One of L.A.’s newest spots is already in the great-merch game. Ari Kolender’s chipper Hollywood seafood shack only has a couple tees for sale so far, but they’re punny and both worth copping: Given their location, the “Once A Prawn A Time in Hollywood” is a given, and the riff on the Tarantino hit stars “Leonardo DiCarpaccio” and “Crab Pitt.” If you’re more of an ’80s kid, the “Risky Bisqueness,” starring “Tom Cruistacean”—a lobster in a white Oxford shirt and shades—should do the trick.
Sqirl’s merch skews minimalist, but that’s entirely the charm. Jessica Koslow’s lauded and loved California-cuisine spot usually offers a few tees and a market tote (if a meal at Sqirl won’t inspire you to hit your local farmers market, we don’t know what will), and our favorite new Sqirl tee is a collab with local art director and artist Jam Sayne—and says “the literal house of” in front, and “jam” in back. Pick one up the next time you swing by for a very jam-packed breakfast or lunch, and don’t forget a few jars to take home, while you’re at it.
The iconic shade of red, the killer tacos, the kissy faces: These are some of the hallmarks of one of the best taco shops in the game, and now we can at least look like we’re part of the Tacos 1986 crew, even if we’ll never actually be that cool. Owners Victor Delgado and Jorge “Joy” Alvarez-Tostado almost always don their own merch as uniforms, and now you can, too, with white tees and red tees and hoodies and crew necks and caps. Our pick? Get in the game with their windbreaker “coach jacket,” or, really, anything else they’ve got in the online store.
Goldburger’s Allen Yelent has rotated inspiration for his tees and snapbacks, playing off sports teams and other L.A. iconography over the last year. So in addition to making some of the best smashburgers in all of L.A., Yelent’s also got an online shop with some of the coolest merch: It’s all about the burger, and that’s taken the form of Lakers-inspired tees and Dodgers-blue caps alike. Currently, we’re into his beachy “For a limited time only” hoodie, and the black snapback with a green underbill.

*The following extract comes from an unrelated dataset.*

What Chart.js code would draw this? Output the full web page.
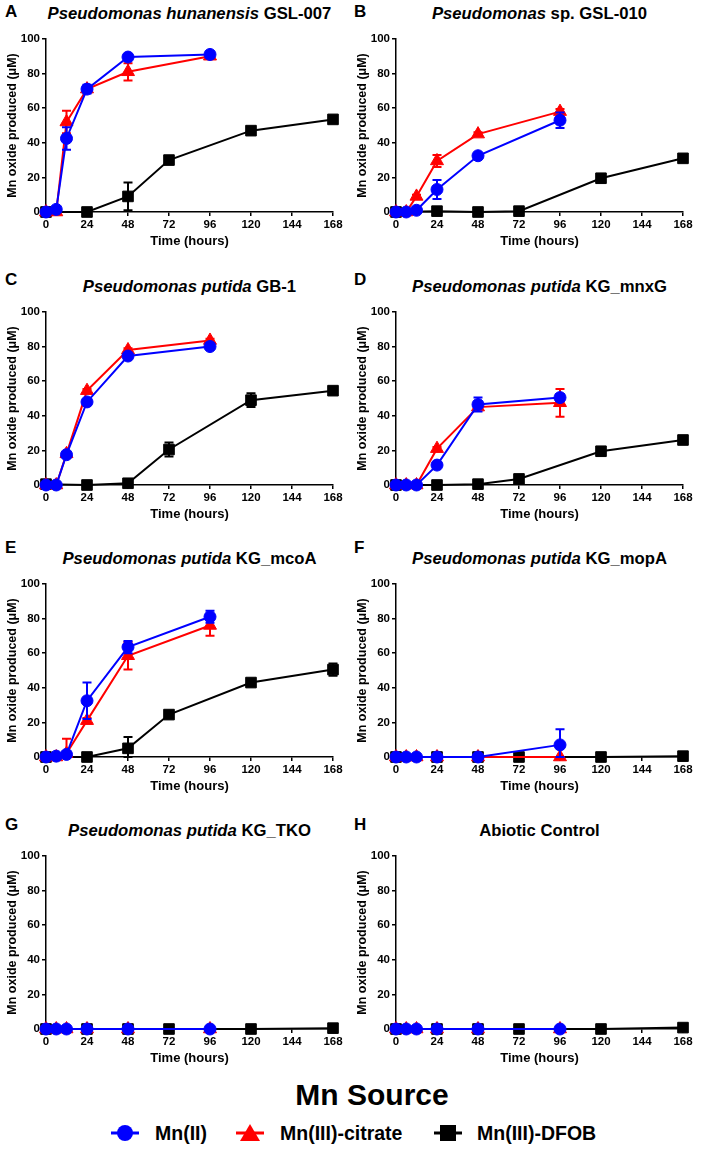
<!DOCTYPE html>
<html>
<head>
 <title>Mn oxide produced over time</title>
 <script src="https://cdn.jsdelivr.net/npm/chart.js"></script>
 <style>
  body { margin: 0; background: #fff; font-family: "Liberation Sans", Arial, sans-serif; color: #000; }
  #page { position: relative; width: 708px; height: 1156px; overflow: hidden; }
  .panel { position: absolute; }
  .title { position: absolute; font-size: 16.7px; font-weight: bold; white-space: nowrap; transform: translate(-50%, -50%); }
  .letter { position: absolute; font-size: 17px; font-weight: bold; transform: translateY(-50%); }
  #legendTitle { position: absolute; left: 372px; top: 1095px; transform: translate(-50%, -50%); font-size: 30px; font-weight: bold; white-space: nowrap; }
  .lg-text { position: absolute; top: 1133px; transform: translateY(-50%); font-size: 19.5px; font-weight: bold; white-space: nowrap; }
  .lg-icon { position: absolute; top: 1123px; }
 </style>
</head>
<body>
<div id="page"></div>

<script>
 // time points (hours)
 const tMn = [0, 6, 12, 24, 48, 96];        // Mn(II) and Mn(III)-citrate
 const tDfob = [0, 24, 48, 72, 120, 168];   // Mn(III)-DFOB
 const xTicks = [0, 24, 48, 72, 96, 120, 144, 168];
 const yTicks = [0, 20, 40, 60, 80, 100];

 const panelLetters = ['A', 'B', 'C', 'D', 'E', 'F', 'G', 'H'];
 const panelSpecies = ['Pseudomonas hunanensis', 'Pseudomonas', 'Pseudomonas putida', 'Pseudomonas putida',
                       'Pseudomonas putida', 'Pseudomonas putida', 'Pseudomonas putida', ''];
 const panelStrains = ['GSL-007', 'sp. GSL-010', 'GB-1', 'KG_mnxG', 'KG_mcoA', 'KG_mopA', 'KG_TKO', 'Abiotic Control'];

 // Mn(II), one row per panel A..H
 const mnII = [
  [0, 1.5, 42.5, 71, 89.5, 91],
  [0, 0, 1, 13, 32.5, 53],
  [0, 0, 17.5, 48, 74.5, 80],
  [0, 0, 0, 11.5, 46.5, 50.5],
  [0, 0.5, 1.5, 32.5, 63.5, 81],
  [0, 0, 0, 0, 0, 7],
  [0, 0, 0, 0, 0, 0],
  [0, 0, 0, 0, 0, 0]
 ];
 const mnIIErr = [
  [0, 0, 6.5, 2.5, 1, 1],
  [0, 0, 0, 5.5, 1, 4.5],
  [0, 0, 1, 1.5, 1.5, 1],
  [0, 0, 0, 1, 4, 2],
  [0, 0, 0, 10.5, 3.5, 3.5],
  [0, 0, 0, 0, 0, 9],
  [0, 0, 0, 0, 0, 0],
  [0, 0, 0, 0, 0, 0]
 ];

 // Mn(III)-citrate
 const citrate = [
  [0, 0, 52, 71, 81, 90],
  [0, 0, 9, 29.5, 45, 58],
  [0, 0, 18, 54.5, 78, 83.5],
  [0, 0, 0, 21, 45, 47.5],
  [0, 0, 2, 21, 58.5, 76],
  [0, 0, 0, 0, 0, 0],
  [0, 0, 0, 0, 0, 0],
  [0, 0, 0, 0, 0, 0]
 ];
 const citrateErr = [
  [0, 0, 6.5, 2, 5, 1],
  [0, 0, 1, 3.5, 1, 1.5],
  [0, 0, 1, 1, 1, 1],
  [0, 0, 0, 1, 1, 8],
  [0, 0, 8.5, 1.5, 8, 6],
  [0, 0, 0, 0, 0, 0],
  [0, 0, 0, 0, 0, 0],
  [0, 0, 0, 0, 0, 0]
 ];

 // Mn(III)-DFOB
 const dfob = [
  [0, 0, 9, 30, 47, 53.5],
  [0, 0.5, 0, 0.5, 19.5, 31],
  [0.5, 0, 1, 20.5, 49, 54.5],
  [0, 0, 0.5, 3.5, 19.5, 26],
  [0, 0, 5, 24.5, 43, 50.5],
  [0, 0, 0, 0, 0, 0.5],
  [0, 0, 0, 0, 0, 0.5],
  [0, 0, 0, 0, 0, 0.8]
 ];
 const dfobErr = [
  [0, 0, 8, 1, 1, 1],
  [0, 0, 0, 0, 1, 1],
  [0, 0, 0, 4, 4, 2],
  [0, 0, 0, 0, 1, 2],
  [0, 0, 6.5, 1, 1, 3.5],
  [0, 0, 0, 0, 0, 0],
  [0, 0, 0, 0, 0, 0],
  [0, 0, 0, 0, 0, 0]
 ];

 const BLUE = '#0000ff', RED = '#ff0000', BLACK = '#000000';
 const FONT = '"Liberation Sans", Arial, sans-serif';
 Chart.defaults.font.family = FONT;
 Chart.defaults.color = '#000';

 // error bars drawn just before each dataset so markers sit on top
 const errorBars = {
  id: 'errorBars',
  beforeDatasetDraw(chart, args) {
   const ds = chart.data.datasets[args.index];
   if (!ds.errors) return;
   const ys = chart.scales.y;
   const ctx = chart.ctx;
   ctx.save();
   ctx.strokeStyle = ds.borderColor;
   ctx.lineWidth = 2;
   args.meta.data.forEach((pt, i) => {
    const e = ds.errors[i];
    if (!e) return;
    const v = ds.data[i].y;
    const top = ys.getPixelForValue(v + e);
    const bot = ys.getPixelForValue(Math.max(0, v - e));
    ctx.beginPath();
    ctx.moveTo(pt.x, top); ctx.lineTo(pt.x, bot);
    ctx.moveTo(pt.x - 4.5, top); ctx.lineTo(pt.x + 4.5, top);
    ctx.moveTo(pt.x - 4.5, bot); ctx.lineTo(pt.x + 4.5, bot);
    ctx.stroke();
   });
   ctx.restore();
  }
 };

 const page = document.getElementById('page');
 const rowTop = [38, 311, 583, 855];       // pixel y of the 100 tick in each row
 const letterY = [12, 280, 548, 825];

 function series(label, times, vals, errs, color, shape, radius) {
  return {
   label: label,
   data: times.map((t, i) => ({ x: t, y: vals[i] })),
   errors: errs,
   borderColor: color,
   backgroundColor: color,
   borderWidth: 2,
   pointStyle: shape,
   pointRadius: radius,
   pointBorderWidth: 1,
   pointHoverRadius: radius,
   clip: false,
   tension: 0
  };
 }

 for (let p = 0; p < 8; p++) {
  const col = p % 2, row = Math.floor(p / 2);
  const left = col * 354;
  const top = rowTop[row] - 8;
  const plotLeft = col === 0 ? 46 : 42;      // offset of y axis within the canvas
  const plotRight = col === 0 ? 333 : 329;

  const canvas = document.createElement('canvas');
  canvas.className = 'panel';
  canvas.width = 354; canvas.height = 222;
  canvas.style.left = left + 'px';
  canvas.style.top = top + 'px';
  page.appendChild(canvas);

  const letter = document.createElement('div');
  letter.className = 'letter';
  letter.textContent = panelLetters[p];
  letter.style.left = (col === 0 ? 5 : 354) + 'px';
  letter.style.top = letterY[row] + 'px';
  page.appendChild(letter);

  const title = document.createElement('div');
  title.className = 'title';
  if (panelSpecies[p]) {
   const it = document.createElement('i');
   it.textContent = panelSpecies[p];
   title.appendChild(it);
   title.appendChild(document.createTextNode(' ' + panelStrains[p]));
  } else {
   title.textContent = panelStrains[p];
  }
  title.style.left = (left + (plotLeft + plotRight) / 2) + 'px';
  title.style.top = (rowTop[row] - 24.5) + 'px';
  page.appendChild(title);

  new Chart(canvas.getContext('2d'), {
   type: 'line',
   data: {
    datasets: [
     series('Mn(II)', tMn, mnII[p], mnIIErr[p], BLUE, 'circle', 6),
     series('Mn(III)-citrate', tMn, citrate[p], citrateErr[p], RED, 'triangle', 7.5),
     series('Mn(III)-DFOB', tDfob, dfob[p], dfobErr[p], BLACK, 'rect', 7.5)
    ]
   },
   options: {
    responsive: false,
    animation: false,
    events: [],
    layout: { padding: { top: 8, bottom: 0, left: col === 0 ? 5 : 1, right: 354 - plotRight } },
    plugins: { legend: { display: false }, tooltip: { enabled: false } },
    scales: {
     x: {
      type: 'linear', min: 0, max: 168,
      afterBuildTicks: s => { s.ticks = xTicks.map(v => ({ value: v })); },
      afterFit: s => { s.height = 40; },
      grid: { drawOnChartArea: false, tickLength: 4, color: '#000', lineWidth: 1.5 },
      border: { color: '#000', width: 1.5 },
      ticks: { font: { size: 11.5, weight: 'bold' }, padding: 2, maxRotation: 0, autoSkip: false },
      title: { display: true, text: 'Time (hours)', font: { size: 13, weight: 'bold' }, padding: { top: 0, bottom: 3 } }
     },
     y: {
      min: 0, max: 100,
      afterBuildTicks: s => { s.ticks = yTicks.map(v => ({ value: v })); },
      afterFit: s => { s.width = 41; },
      grid: { drawOnChartArea: false, tickLength: 4, color: '#000', lineWidth: 1.5 },
      border: { color: '#000', width: 1.5 },
      ticks: { font: { size: 11.5, weight: 'bold' }, padding: 2 },
      title: { display: true, text: 'Mn oxide produced (\u03bcM)', font: { size: 12.5, weight: 'bold' }, padding: { top: 0, bottom: 0 } }
     }
    }
   },
   plugins: [errorBars]
  });
 }

 // legend
 const lt = document.createElement('div');
 lt.id = 'legendTitle';
 lt.textContent = 'Mn Source';
 page.appendChild(lt);

 const legendItems = [
  { label: 'Mn(II)', color: BLUE, shape: 'circle', iconX: 111, textX: 155 },
  { label: 'Mn(III)-citrate', color: RED, shape: 'triangle', iconX: 236, textX: 280 },
  { label: 'Mn(III)-DFOB', color: BLACK, shape: 'rect', iconX: 434, textX: 477 }
 ];
 legendItems.forEach(item => {
  const c = document.createElement('canvas');
  c.className = 'lg-icon';
  c.width = 28; c.height = 20;
  c.style.left = item.iconX + 'px';
  page.appendChild(c);
  const g = c.getContext('2d');
  g.fillStyle = item.color; g.strokeStyle = item.color;
  g.lineWidth = 3;
  g.beginPath(); g.moveTo(0, 10); g.lineTo(28, 10); g.stroke();
  g.beginPath();
  if (item.shape === 'circle') g.arc(14, 10, 8, 0, Math.PI * 2);
  else if (item.shape === 'triangle') { g.moveTo(14, 1); g.lineTo(24, 18); g.lineTo(4, 18); g.closePath(); }
  else g.rect(6, 2, 16, 16);
  g.fill();

  const t = document.createElement('div');
  t.className = 'lg-text';
  t.textContent = item.label;
  t.style.left = item.textX + 'px';
  page.appendChild(t);
 });
</script>
</body>
</html>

L.A. designer Clare V.’s best known for her leather bags and monogramming, but we’re smitten with her collab with Ludo Lefebvre. The chef’s French bistro occasionally teams up with designers, and Clare V.’s merch features Petit Trois’s signature snail surrounded by askew letters spelling out “RALENTIR”: “SLOW DOWN,” in French. It’s adorable, and it’s also great advice we wish we could follow every time we scarf down that Big Mec burger. You can also find snail caps here, plus other design collabs.

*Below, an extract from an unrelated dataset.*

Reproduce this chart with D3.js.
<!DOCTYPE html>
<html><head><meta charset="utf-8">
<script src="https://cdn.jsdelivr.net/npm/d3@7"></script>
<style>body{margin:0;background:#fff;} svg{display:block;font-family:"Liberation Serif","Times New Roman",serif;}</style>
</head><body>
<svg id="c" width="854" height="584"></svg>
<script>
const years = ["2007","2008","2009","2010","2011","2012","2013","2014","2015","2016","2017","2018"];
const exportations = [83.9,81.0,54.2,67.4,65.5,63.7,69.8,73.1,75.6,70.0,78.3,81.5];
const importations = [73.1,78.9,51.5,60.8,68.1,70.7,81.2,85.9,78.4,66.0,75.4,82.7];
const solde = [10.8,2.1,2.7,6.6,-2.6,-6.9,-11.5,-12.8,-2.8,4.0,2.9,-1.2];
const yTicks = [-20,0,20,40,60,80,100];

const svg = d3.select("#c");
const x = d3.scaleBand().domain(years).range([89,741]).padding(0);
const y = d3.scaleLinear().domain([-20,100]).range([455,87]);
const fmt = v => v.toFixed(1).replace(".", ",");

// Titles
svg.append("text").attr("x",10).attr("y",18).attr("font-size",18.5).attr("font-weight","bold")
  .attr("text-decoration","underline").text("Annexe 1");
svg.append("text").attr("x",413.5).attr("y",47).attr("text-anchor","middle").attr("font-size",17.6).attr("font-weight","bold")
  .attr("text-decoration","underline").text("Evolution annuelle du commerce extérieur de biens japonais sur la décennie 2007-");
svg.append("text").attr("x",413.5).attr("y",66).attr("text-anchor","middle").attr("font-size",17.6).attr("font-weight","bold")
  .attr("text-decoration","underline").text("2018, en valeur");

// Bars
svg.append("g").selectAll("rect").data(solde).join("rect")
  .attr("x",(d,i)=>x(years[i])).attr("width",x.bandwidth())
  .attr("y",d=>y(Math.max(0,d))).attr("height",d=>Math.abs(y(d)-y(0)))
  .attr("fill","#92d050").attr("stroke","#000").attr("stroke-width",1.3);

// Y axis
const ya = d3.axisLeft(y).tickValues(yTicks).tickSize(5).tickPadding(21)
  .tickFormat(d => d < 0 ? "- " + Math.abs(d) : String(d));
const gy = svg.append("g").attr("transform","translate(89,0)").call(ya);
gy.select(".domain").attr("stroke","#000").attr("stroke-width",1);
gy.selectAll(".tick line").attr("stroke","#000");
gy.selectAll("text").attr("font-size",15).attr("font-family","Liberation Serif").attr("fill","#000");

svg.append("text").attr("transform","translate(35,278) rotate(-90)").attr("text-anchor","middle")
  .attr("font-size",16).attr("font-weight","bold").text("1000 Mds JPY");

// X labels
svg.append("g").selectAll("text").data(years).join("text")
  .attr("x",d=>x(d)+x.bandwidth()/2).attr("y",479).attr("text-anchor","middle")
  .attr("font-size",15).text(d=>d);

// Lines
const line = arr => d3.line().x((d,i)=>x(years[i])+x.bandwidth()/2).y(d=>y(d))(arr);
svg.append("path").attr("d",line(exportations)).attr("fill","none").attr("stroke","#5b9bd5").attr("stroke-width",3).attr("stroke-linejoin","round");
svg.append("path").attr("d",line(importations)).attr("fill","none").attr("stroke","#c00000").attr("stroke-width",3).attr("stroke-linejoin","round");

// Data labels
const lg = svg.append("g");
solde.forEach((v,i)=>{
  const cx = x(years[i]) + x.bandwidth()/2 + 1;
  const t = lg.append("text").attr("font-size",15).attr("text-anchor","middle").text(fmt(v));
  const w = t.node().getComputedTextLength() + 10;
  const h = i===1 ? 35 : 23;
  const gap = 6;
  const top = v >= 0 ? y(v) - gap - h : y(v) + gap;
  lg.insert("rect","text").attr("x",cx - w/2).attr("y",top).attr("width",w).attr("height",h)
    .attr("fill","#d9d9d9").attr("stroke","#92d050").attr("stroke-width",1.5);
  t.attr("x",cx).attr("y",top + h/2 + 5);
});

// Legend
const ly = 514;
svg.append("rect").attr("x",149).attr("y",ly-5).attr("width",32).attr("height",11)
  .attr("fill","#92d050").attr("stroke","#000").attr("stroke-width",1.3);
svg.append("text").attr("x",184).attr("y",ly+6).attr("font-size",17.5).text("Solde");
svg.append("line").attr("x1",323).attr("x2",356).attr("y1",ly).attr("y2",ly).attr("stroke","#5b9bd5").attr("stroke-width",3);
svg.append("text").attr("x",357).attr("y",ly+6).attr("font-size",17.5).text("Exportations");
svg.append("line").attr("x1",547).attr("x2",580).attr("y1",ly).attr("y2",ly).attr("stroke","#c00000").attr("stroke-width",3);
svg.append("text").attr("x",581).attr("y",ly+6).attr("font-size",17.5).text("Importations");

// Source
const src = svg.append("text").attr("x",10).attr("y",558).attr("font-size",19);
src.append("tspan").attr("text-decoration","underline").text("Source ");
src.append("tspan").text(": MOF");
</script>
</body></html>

Rep your carbs thanks to a brand new online store dedicated to Zack Hall’s glorious homespun bakery. There are tees and sweatshirts with block letters denoting one of the city’s best spots for croissants, bread and toasts, and there’s also an option for gift cards, so you can dig in later, too. What goes better than carbs and being cozy? Absolutely nothing.